**Problem:**
Which lines hold the word "with"? Copy each of them.
>> Begin
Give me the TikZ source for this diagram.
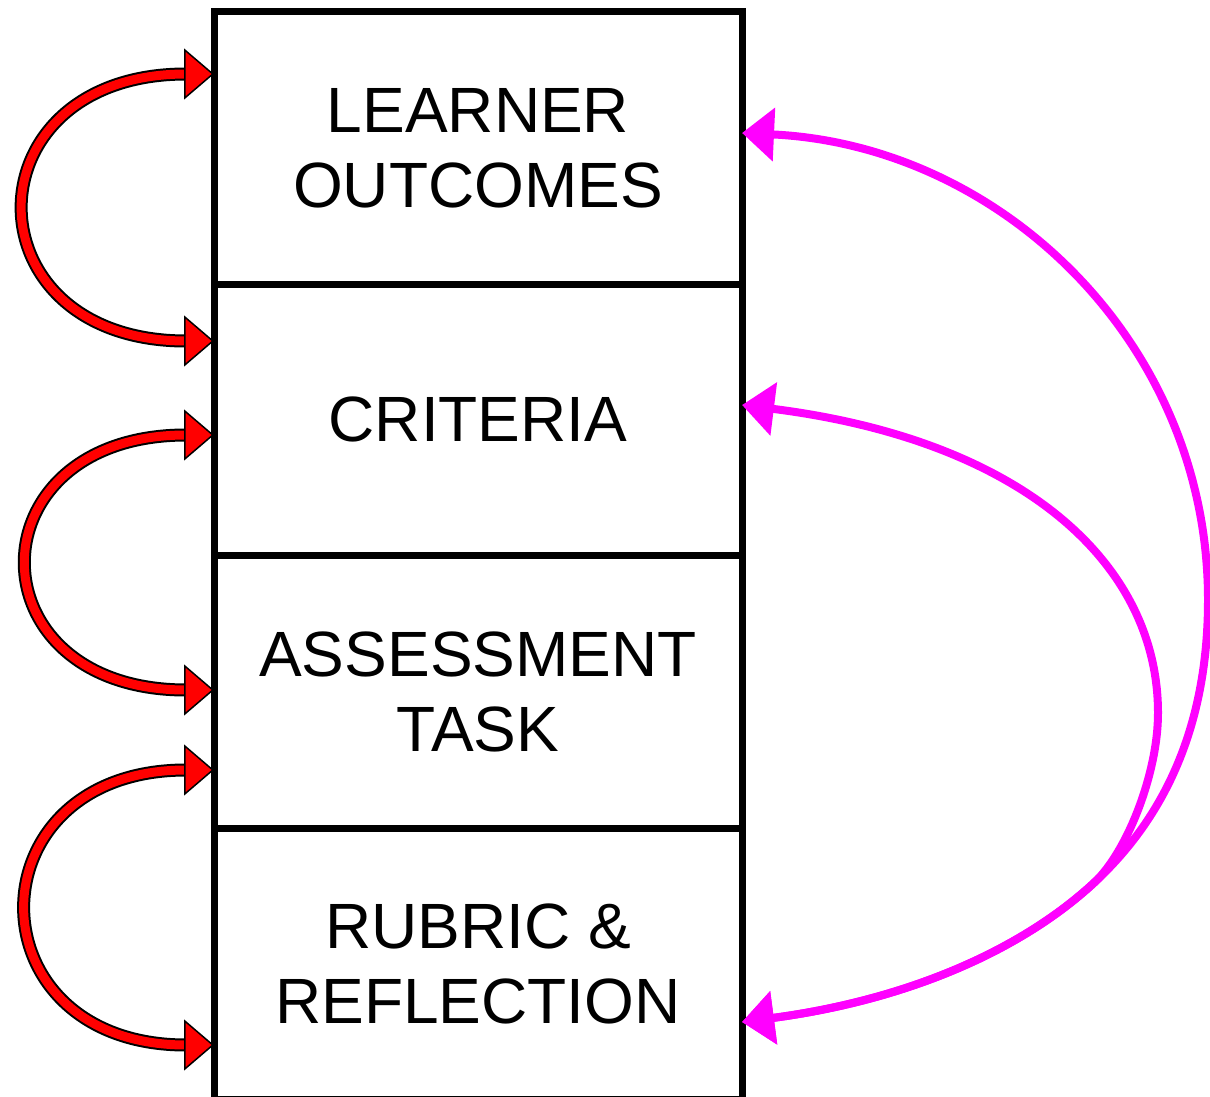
\documentclass[tikz,border=0pt]{standalone}
\usepackage{fontspec}
\setmainfont{Liberation Sans}
\usetikzlibrary{arrows.meta,positioning}

\definecolor{fuchsia}{RGB}{255,0,255}

\tikzset{
  stage/.style={draw, line width=7pt, outer sep=0pt, minimum width=528pt,
    minimum height=272pt, align=center, font=\fontsize{64}{75}\selectfont},
  loop/.style={draw=red, line width=1.5pt, {Triangle[length=30pt,width=51pt,color=black,fill=red]}-{Triangle[length=30pt,width=51pt,color=black,fill=red]},
    preaction={draw=black, line width=13pt, -, shorten <=28pt, shorten >=28pt},
    preaction={draw=red, line width=9pt, -, shorten <=28pt, shorten >=28pt}},
  back/.style={draw=fuchsia, line width=8pt,
    {Triangle[length=32pt,width=52pt]}-{Triangle[length=32pt,width=52pt]}}
}

\begin{document}
\begin{tikzpicture}[x=1pt,y=-1pt]
\useasboundingbox (0,0) rectangle (1210,1097);
% the four stages
\node[stage] (lo) at (478,148) {LEARNER\\OUTCOMES};
\node[stage, below=0pt of lo, minimum height=271pt] (cr) {CRITERIA};
\node[stage, below=0pt of cr, minimum height=273pt] (at) {ASSESSMENT\\TASK};
\node[stage, below=0pt of at, minimum height=271pt] (rr) {RUBRIC \&\\REFLECTION};
% end points on the boxes
\coordinate (lo-a) at (lo.west |- 0,74);
\coordinate (cr-a) at (cr.west |- 0,341);
\coordinate (cr-b) at (cr.west |- 0,435);
\coordinate (at-a) at (at.west |- 0,690);
\coordinate (at-b) at (at.west |- 0,770);
\coordinate (rr-a) at (rr.west |- 0,1045);
\coordinate (lo-m) at (lo.east |- 0,133);
\coordinate (cr-m) at (cr.east |- 0,405);
\coordinate (rr-m) at (rr.east |- 0,1022);
% where the two feedback curves part, and their far points
\coordinate (fork) at (1094.25,882.6);
\coordinate (far-lo) at (1208,600);
\coordinate (far-cr) at (1158,713);
% red loops, left side
\draw[loop] (lo-a) to[out=180,in=180,looseness=2.38] (cr-a);
\draw[loop] (cr-b) to[out=180,in=180,looseness=2.45] (at-a);
\draw[loop] (at-b) to[out=180,in=180,looseness=2.28] (rr-a);
% magenta feedback, right side
\draw[back] (rr-m) .. controls +(159,-21) and +(-76.75,71.1) .. (fork)
  .. controls +(76.75,-71.1) and +(0,116.5) .. (far-lo)
  .. controls +(0,-258) and +(258,12) .. (lo-m);
\draw[back] (rr-m) .. controls +(159,-21) and +(-76.75,71.1) .. (fork)
  .. controls +(33,-31) and +(0,60) .. (far-cr)
  .. controls +(0,-150) and +(280,35) .. (cr-m);
\end{tikzpicture}
\end{document}
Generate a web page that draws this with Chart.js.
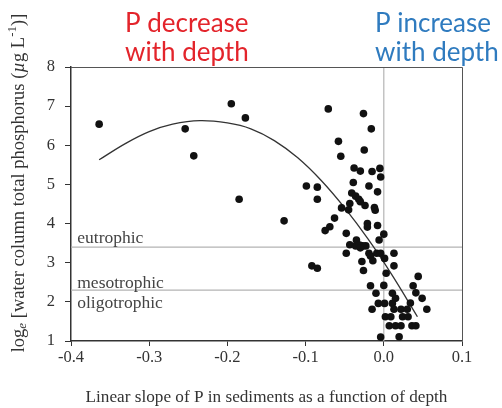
<!DOCTYPE html>
<html><head><meta charset="utf-8">
<script src="https://cdn.jsdelivr.net/npm/chart.js@4"></script>
<style>html,body{margin:0;padding:0;background:#fff}#wrap{width:502px;height:408px}</style>
</head><body><div id="wrap"><canvas id="c" width="502" height="408"></canvas></div>
<script>
// Observed lakes: linear slope of sediment P vs depth, and log_e water-column TP
const slopes = [-0.364,-0.254,-0.243,-0.195,-0.177,-0.185,-0.1275,-0.099,-0.085,-0.085,-0.092,-0.085,
 -0.071,-0.026,-0.016,-0.058,-0.025,-0.055,-0.038,-0.030,-0.015,-0.005,-0.004,-0.039,-0.019,-0.008,
 -0.041,-0.036,-0.032,-0.030,-0.024,-0.0435,-0.054,-0.045,-0.012,-0.011,-0.063,-0.069,-0.075,-0.021,
 -0.021,-0.008,-0.048,0.0,-0.006,-0.035,-0.0435,-0.036,-0.031,-0.027,-0.023,-0.030,-0.048,-0.019,
 -0.017,-0.009,-0.004,0.001,0.013,-0.014,-0.028,-0.026,0.003,0.013,
 -0.017,0.0,-0.010,0.011,0.015,-0.007,0.001,0.011,0.034,-0.015,0.013,0.022,0.030,0.055,
 0.002,0.009,0.024,0.031,0.007,0.015,0.022,0.036,0.041,-0.004,0.0196,0.044,0.0375,0.041,0.049];
const logTP = [6.54,6.42,5.73,7.06,6.70,4.62,4.07,4.96,4.93,4.62,2.92,2.86,
 6.93,6.81,6.42,6.10,5.88,5.72,5.42,5.34,5.33,5.41,5.19,5.05,4.96,4.81,
 4.78,4.70,4.62,4.56,4.46,4.51,4.40,4.35,4.41,4.34,4.14,3.92,3.82,4.00,
 3.91,3.95,3.75,3.73,3.58,3.58,3.46,3.43,3.45,3.43,3.43,3.38,3.24,3.24,
 3.17,3.24,3.24,3.11,3.24,3.05,3.03,2.80,2.73,2.92,
 2.41,2.42,2.22,2.22,2.09,1.96,1.96,1.96,1.97,1.81,1.81,1.81,1.81,1.81,
 1.62,1.62,1.62,1.62,1.39,1.39,1.39,1.39,1.39,1.10,1.11,2.65,2.41,2.23,2.09];
// Fitted curve
const curveX = [-0.364,-0.33,-0.30,-0.27,-0.235,-0.20,-0.17,-0.14,-0.11,-0.08,-0.05,-0.02,0.01,0.043];
const curveY = [5.63,6.05,6.35,6.54,6.63,6.57,6.42,6.12,5.68,5.10,4.40,3.60,2.70,1.62];
// Trophic thresholds
const trophicNames = ['eutrophic','mesotrophic','oligotrophic'];
const trophicLines = [3.40, 2.30];
const trophicLabelY = [3.63, 2.48, 1.95];
const xTicks = [-0.4,-0.3,-0.2,-0.1,0.0,0.1];
const yTicks = [1,2,3,4,5,6,7,8];

const pts = slopes.map((x,i)=>({x, y: logTP[i]}));
const curve = curveX.map((x,i)=>({x, y: curveY[i]}));
const gridCol = '#b4b4b4';
const SERIF = '"Liberation Serif"';

const overlay = {
  id:'overlay',
  afterDraw(chart){
    const {ctx, chartArea:a, scales:{x,y}} = chart;
    ctx.save();
    // frame top/right
    ctx.strokeStyle = '#555'; ctx.lineWidth = 1;
    ctx.beginPath();
    ctx.moveTo(a.left, a.top+0.5); ctx.lineTo(a.right+0.5, a.top+0.5); ctx.lineTo(a.right+0.5, a.bottom);
    ctx.stroke();
    // trophic labels
    ctx.fillStyle = '#444'; ctx.font = '17.5px ' + SERIF;
    ctx.textBaseline = 'middle'; ctx.textAlign = 'left';
    trophicNames.forEach((n,i)=>ctx.fillText(n, x.getPixelForValue(-0.392), y.getPixelForValue(trophicLabelY[i])));
    // x title
    ctx.fillStyle = '#333'; ctx.textAlign = 'center';
    ctx.font = '17.2px ' + SERIF;
    ctx.fillText('Linear slope of P in sediments as a function of depth', (a.left+a.right)/2, 397);
    // y title with sub/superscripts
    const segs = [
      {t:'log', f:'18.5px '+SERIF, dy:0},
      {t:'e', f:'italic 13px '+SERIF, dy:4},
      {t:' [water column total phosphorus (', f:'18.5px '+SERIF, dy:0},
      {t:'\u00b5', f:'italic 18.5px '+SERIF, dy:0},
      {t:'g L', f:'18.5px '+SERIF, dy:0},
      {t:'-1', f:'13px '+SERIF, dy:-6},
      {t:')]', f:'18.5px '+SERIF, dy:0}
    ];
    let total = 0;
    segs.forEach(s=>{ctx.font=s.f; s.w=ctx.measureText(s.t).width; total+=s.w;});
    ctx.translate(19, 183); ctx.rotate(-Math.PI/2);
    ctx.textAlign='left'; ctx.textBaseline='middle';
    let cx = -total/2;
    segs.forEach(s=>{ctx.font=s.f; ctx.fillText(s.t, cx, s.dy); cx+=s.w;});
    ctx.restore();
    // header texts
    ctx.save();
    ctx.font = '26px Lato'; ctx.textAlign='left'; ctx.textBaseline='middle';
    ctx.fillStyle = '#e3242b';
    ctx.fillText('P decrease', 125, 24); ctx.fillText('with depth', 125, 53);
    ctx.fillStyle = '#2f7bbf';
    ctx.fillText('P increase', 375, 24); ctx.fillText('with depth', 375, 53);
    ctx.restore();
  }
};

new Chart(document.getElementById('c'), {
  type:'scatter',
  data:{datasets:[
    {data: trophicLines.flatMap(v=>[{x:-0.4,y:v},{x:0.1,y:v},{x:NaN,y:NaN}]), showLine:true, spanGaps:false,
     borderColor:gridCol, borderWidth:1.2, pointRadius:0, order:3},
    {data:[{x:0,y:1},{x:0,y:8}], showLine:true, borderColor:gridCol, borderWidth:1.2, pointRadius:0, order:3},
    {data:curve, showLine:true, tension:0.4, borderColor:'#333', borderWidth:1.3, pointRadius:0, order:2},
    {data:pts, pointRadius:3.8, pointBackgroundColor:'#111', pointBorderColor:'#111', pointBorderWidth:0, order:1}
  ]},
  options:{
    responsive:false, animation:false, devicePixelRatio:1,
    layout:{padding:{left:0,right:40,top:67,bottom:0}},
    plugins:{legend:{display:false}, tooltip:{enabled:false}},
    scales:{
      x:{type:'linear', min:-0.4, max:0.1,
        afterBuildTicks(s){ s.ticks = xTicks.map(v=>({value:v})); },
        afterFit(s){ s.height = 67; },
        ticks:{color:'#333', font:{family:SERIF, size:16.5}, padding:2,
          callback:v=>v.toFixed(1)},
        grid:{drawOnChartArea:false, drawTicks:true, tickLength:5, color:'#333'},
        border:{color:'#333', width:1.5}
      },
      y:{type:'linear', min:1, max:8,
        afterBuildTicks(s){ s.ticks = yTicks.map(v=>({value:v})); },
        afterFit(s){ s.width = 71; },
        ticks:{color:'#333', font:{family:SERIF, size:16.5}, padding:10},
        grid:{drawOnChartArea:false, drawTicks:true, tickLength:6, color:'#333'},
        border:{color:'#333', width:1.5}
      }
    }
  },
  plugins:[overlay]
});
</script></body></html>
>> End
**Exercise output:**
Generate a web page that draws this with Chart.js.
    // y title with sub/superscripts
    ctx.fillText('P decrease', 125, 24); ctx.fillText('with depth', 125, 53);
    ctx.fillText('P increase', 375, 24); ctx.fillText('with depth', 375, 53);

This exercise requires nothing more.